To change our culture we need the support of donors – not merely financial support, but a shared accountability. There are three important ways we can partner with donors to address this issue properly.

  1. Ensure that every major humanitarian operation sets up the inter-NGO/UN systems required to manage this problem. This includes everything from community outreach and victim assistance to ensuring transparency. It also requires a dedicated team of senior staff experienced and trained in this area to deploy at the very start of the operation.
  2. Apply measures so that every organisation in the operation and those supporting it buy into the system. That includes everyone from the smallest NGO up to the Inter-Agency Standing Committee Principals. We have to do this collectively. Donors need to say, if you are not part of that collective, we are not funding your work.
  3. Create a compact between donors and UN agencies and NGOs that requires us to tackle the problem systematically, and that it be funded upfront. Otherwise, time and resources are wasted chasing funding while the problem has the opportunity to assert itself at the start of each operation.
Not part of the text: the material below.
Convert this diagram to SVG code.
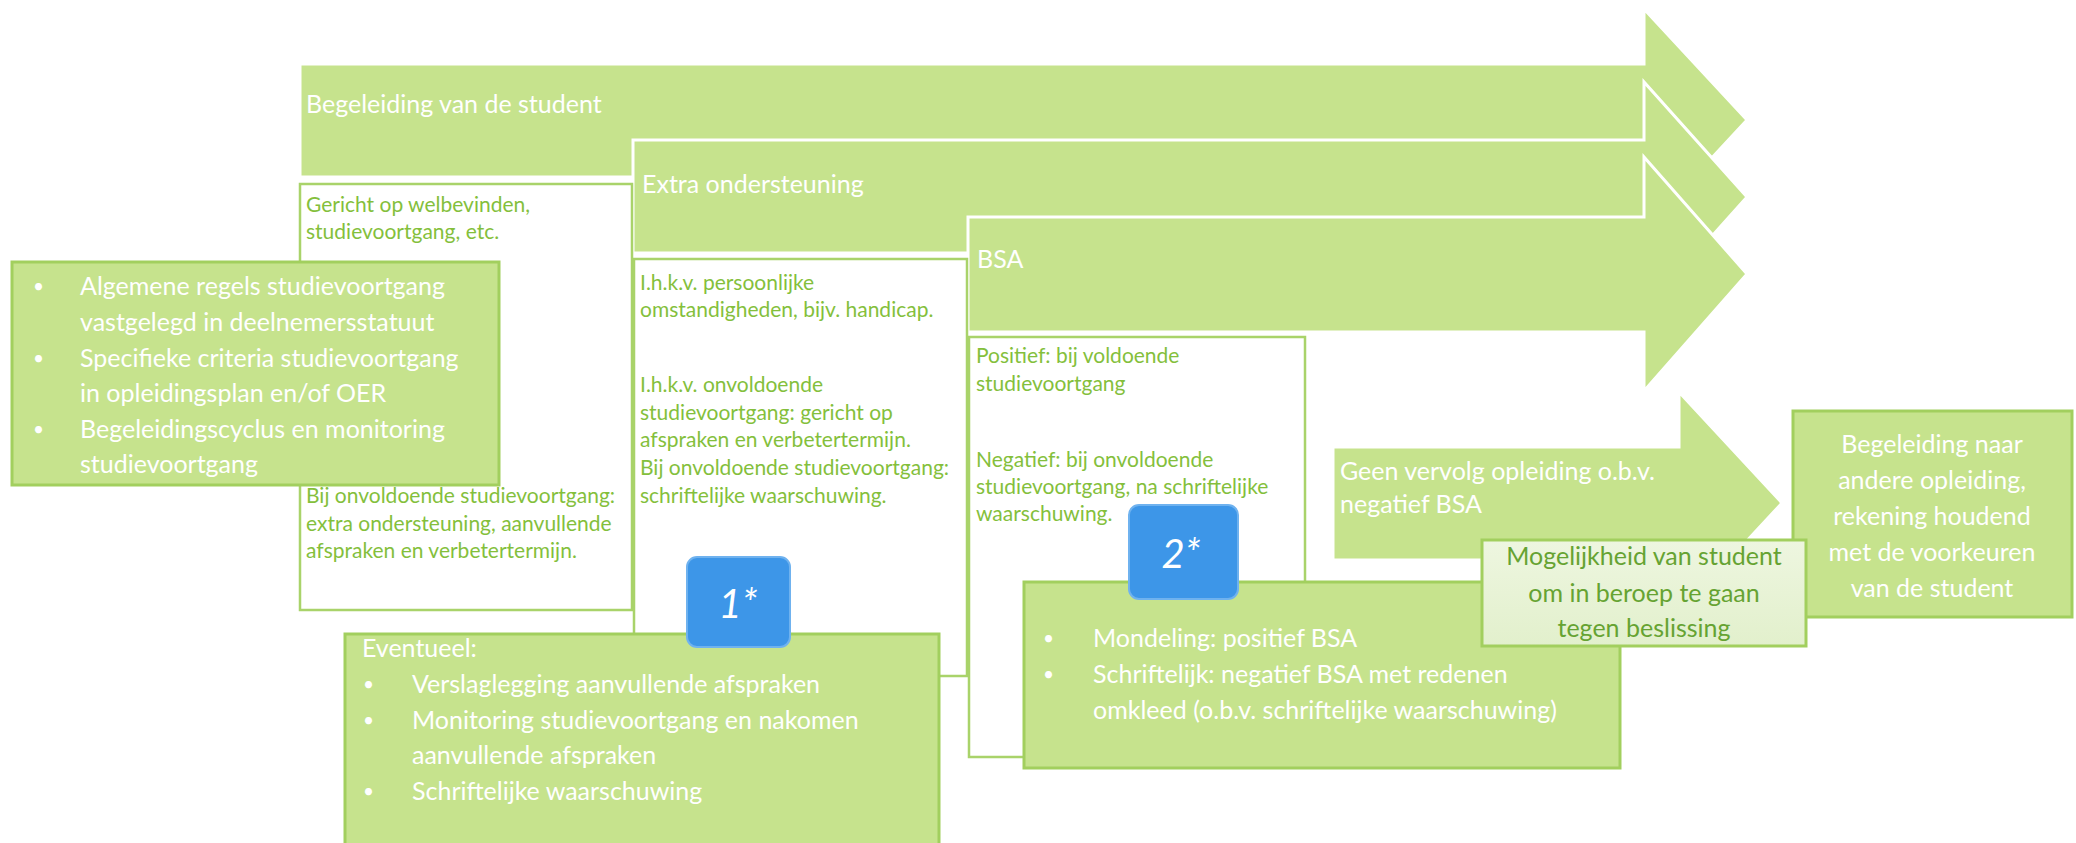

We have learned costly lessons over the past 20 years. There is no excuse for not applying them.

Based in Sana’a, David Gressly is the United Nations Resident and Humanitarian Coordinator for Yemen. He has served with the United Nations in senior posts in the field for 30 years, including as a Deputy Special Representative of the Secretary-General in Congo and Mali, United Nations Emergency Ebola Response Coordinator in Congo, Regional Humanitarian Coordinator for the 2012 food crisis in the Sahel, and Regional Coordinator covering South Sudan for the UN mission in Sudan.